## Start
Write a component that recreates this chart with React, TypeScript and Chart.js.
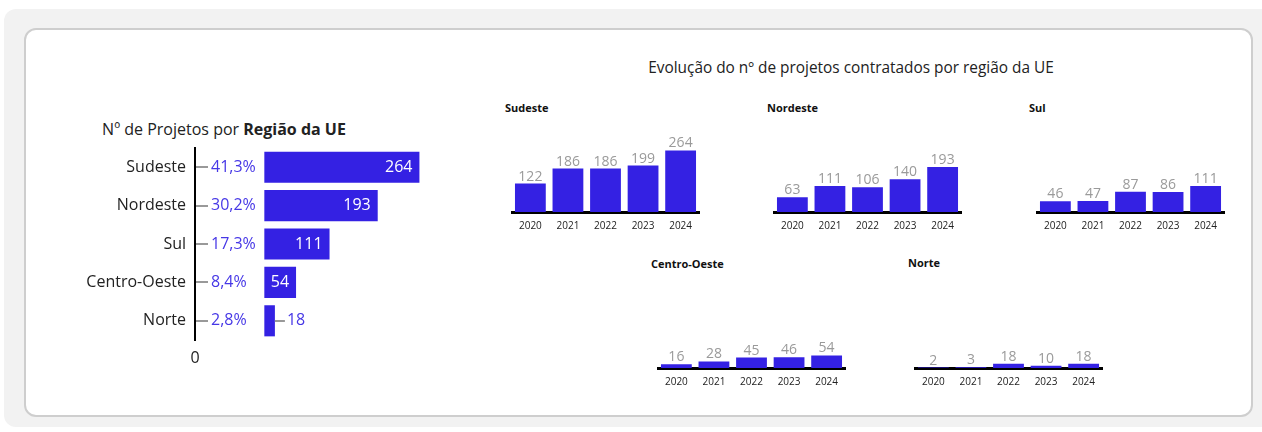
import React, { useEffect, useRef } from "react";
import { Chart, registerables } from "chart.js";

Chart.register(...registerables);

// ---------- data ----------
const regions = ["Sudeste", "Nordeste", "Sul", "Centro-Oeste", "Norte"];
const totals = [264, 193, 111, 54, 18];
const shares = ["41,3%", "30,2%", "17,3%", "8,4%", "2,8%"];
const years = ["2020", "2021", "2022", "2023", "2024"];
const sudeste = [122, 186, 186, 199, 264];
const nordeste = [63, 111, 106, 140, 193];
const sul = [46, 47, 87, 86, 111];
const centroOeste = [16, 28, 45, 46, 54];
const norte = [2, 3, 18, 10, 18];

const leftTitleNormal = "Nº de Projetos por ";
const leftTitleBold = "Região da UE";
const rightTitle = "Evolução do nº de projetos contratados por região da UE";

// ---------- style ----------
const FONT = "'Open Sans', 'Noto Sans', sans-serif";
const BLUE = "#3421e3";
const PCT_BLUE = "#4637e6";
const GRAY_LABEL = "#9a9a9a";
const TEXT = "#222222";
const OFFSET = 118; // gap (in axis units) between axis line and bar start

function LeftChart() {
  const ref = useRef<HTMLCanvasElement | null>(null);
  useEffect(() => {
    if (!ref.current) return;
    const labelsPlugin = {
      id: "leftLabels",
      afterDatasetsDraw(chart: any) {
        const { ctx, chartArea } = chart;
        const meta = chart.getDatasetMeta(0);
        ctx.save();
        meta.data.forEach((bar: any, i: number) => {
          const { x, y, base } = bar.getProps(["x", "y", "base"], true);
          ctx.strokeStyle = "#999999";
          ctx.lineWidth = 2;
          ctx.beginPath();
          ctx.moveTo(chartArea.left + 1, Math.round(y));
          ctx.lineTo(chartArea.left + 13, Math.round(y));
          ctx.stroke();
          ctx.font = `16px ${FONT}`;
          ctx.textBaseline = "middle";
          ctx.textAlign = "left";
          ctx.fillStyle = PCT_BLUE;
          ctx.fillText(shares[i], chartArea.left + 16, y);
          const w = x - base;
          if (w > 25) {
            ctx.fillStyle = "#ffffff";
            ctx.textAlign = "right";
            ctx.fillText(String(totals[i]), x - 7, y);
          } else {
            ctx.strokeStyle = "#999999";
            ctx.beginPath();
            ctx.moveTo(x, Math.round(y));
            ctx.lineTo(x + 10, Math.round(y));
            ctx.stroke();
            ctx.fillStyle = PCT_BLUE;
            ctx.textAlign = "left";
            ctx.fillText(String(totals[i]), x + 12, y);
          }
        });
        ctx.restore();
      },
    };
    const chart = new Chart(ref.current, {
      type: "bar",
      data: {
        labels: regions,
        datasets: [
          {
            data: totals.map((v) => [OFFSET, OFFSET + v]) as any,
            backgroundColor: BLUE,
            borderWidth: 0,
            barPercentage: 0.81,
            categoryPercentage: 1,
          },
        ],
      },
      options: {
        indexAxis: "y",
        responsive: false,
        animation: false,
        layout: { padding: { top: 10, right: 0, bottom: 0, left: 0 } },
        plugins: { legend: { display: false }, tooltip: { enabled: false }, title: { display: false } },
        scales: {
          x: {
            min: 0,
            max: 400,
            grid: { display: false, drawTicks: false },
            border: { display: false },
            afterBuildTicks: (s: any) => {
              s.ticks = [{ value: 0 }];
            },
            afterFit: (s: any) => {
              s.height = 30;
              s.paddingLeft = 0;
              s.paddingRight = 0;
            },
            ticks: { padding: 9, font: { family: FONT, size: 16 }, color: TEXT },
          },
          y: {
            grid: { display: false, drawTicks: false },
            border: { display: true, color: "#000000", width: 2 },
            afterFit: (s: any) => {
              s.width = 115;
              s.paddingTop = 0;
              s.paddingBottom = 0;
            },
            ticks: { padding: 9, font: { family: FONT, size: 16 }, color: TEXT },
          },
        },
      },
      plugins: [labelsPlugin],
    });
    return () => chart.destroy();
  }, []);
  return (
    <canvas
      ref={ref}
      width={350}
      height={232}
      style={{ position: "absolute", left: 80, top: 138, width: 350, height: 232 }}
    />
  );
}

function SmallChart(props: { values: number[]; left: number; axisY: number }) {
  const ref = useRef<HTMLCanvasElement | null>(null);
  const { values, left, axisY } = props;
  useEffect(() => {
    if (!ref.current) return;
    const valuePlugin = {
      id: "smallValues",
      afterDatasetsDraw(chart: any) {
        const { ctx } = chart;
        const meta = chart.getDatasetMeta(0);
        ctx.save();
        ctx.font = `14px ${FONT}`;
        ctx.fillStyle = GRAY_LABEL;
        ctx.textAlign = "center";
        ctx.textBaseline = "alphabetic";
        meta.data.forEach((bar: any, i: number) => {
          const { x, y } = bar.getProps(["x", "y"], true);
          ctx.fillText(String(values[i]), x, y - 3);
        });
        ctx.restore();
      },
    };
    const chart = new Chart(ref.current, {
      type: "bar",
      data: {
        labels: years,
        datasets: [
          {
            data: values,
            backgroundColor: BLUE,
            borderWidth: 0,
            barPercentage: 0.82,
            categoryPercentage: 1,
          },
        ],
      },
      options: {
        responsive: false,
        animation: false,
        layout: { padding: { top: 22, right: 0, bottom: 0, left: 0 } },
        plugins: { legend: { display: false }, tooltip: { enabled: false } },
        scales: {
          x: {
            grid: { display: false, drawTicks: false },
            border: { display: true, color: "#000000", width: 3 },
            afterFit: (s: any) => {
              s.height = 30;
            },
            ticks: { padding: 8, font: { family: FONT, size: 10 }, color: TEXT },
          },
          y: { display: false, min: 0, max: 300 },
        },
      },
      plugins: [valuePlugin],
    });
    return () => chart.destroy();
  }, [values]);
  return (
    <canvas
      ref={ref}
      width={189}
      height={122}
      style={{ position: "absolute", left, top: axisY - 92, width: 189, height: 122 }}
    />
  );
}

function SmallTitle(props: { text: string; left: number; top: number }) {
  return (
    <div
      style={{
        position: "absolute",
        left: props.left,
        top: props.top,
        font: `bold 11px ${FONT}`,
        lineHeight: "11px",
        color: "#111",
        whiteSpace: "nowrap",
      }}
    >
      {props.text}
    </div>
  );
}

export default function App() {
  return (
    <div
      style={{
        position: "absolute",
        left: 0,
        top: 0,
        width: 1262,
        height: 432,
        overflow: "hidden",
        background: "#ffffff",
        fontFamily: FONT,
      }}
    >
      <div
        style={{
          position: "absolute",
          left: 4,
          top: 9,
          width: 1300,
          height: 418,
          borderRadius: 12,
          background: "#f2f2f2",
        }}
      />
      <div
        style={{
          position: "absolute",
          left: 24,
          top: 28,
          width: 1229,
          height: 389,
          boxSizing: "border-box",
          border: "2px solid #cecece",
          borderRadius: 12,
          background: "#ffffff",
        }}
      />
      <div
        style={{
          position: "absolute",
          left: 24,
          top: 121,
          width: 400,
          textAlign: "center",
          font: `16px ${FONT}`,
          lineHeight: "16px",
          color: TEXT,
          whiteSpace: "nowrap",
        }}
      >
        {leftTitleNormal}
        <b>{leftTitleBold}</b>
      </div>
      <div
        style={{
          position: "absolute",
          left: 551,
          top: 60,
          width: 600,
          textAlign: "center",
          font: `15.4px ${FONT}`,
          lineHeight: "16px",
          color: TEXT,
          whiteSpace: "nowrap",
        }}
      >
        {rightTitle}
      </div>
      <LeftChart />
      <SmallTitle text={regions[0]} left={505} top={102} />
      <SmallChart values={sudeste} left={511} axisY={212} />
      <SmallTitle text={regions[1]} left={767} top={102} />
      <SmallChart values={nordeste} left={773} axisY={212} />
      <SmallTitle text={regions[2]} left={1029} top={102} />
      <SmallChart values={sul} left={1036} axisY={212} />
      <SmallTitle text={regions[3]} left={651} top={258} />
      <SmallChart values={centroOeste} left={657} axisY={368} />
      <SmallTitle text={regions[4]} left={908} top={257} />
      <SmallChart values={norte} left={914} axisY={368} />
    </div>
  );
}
## End
§ **Instruction**: Begin at the first line of the material and copy each line exactly through the one containing "const OFFSET = 118;". Omit pictures.

§ **Solution to the problem**:
Write a component that recreates this chart with React, TypeScript and Chart.js.
import React, { useEffect, useRef } from "react";
import { Chart, registerables } from "chart.js";

Chart.register(...registerables);

// ---------- data ----------
const regions = ["Sudeste", "Nordeste", "Sul", "Centro-Oeste", "Norte"];
const totals = [264, 193, 111, 54, 18];
const shares = ["41,3%", "30,2%", "17,3%", "8,4%", "2,8%"];
const years = ["2020", "2021", "2022", "2023", "2024"];
const sudeste = [122, 186, 186, 199, 264];
const nordeste = [63, 111, 106, 140, 193];
const sul = [46, 47, 87, 86, 111];
const centroOeste = [16, 28, 45, 46, 54];
const norte = [2, 3, 18, 10, 18];

const leftTitleNormal = "Nº de Projetos por ";
const leftTitleBold = "Região da UE";
const rightTitle = "Evolução do nº de projetos contratados por região da UE";

// ---------- style ----------
const FONT = "'Open Sans', 'Noto Sans', sans-serif";
const BLUE = "#3421e3";
const PCT_BLUE = "#4637e6";
const GRAY_LABEL = "#9a9a9a";
const TEXT = "#222222";
const OFFSET = 118; // gap (in axis units) between axis line and bar start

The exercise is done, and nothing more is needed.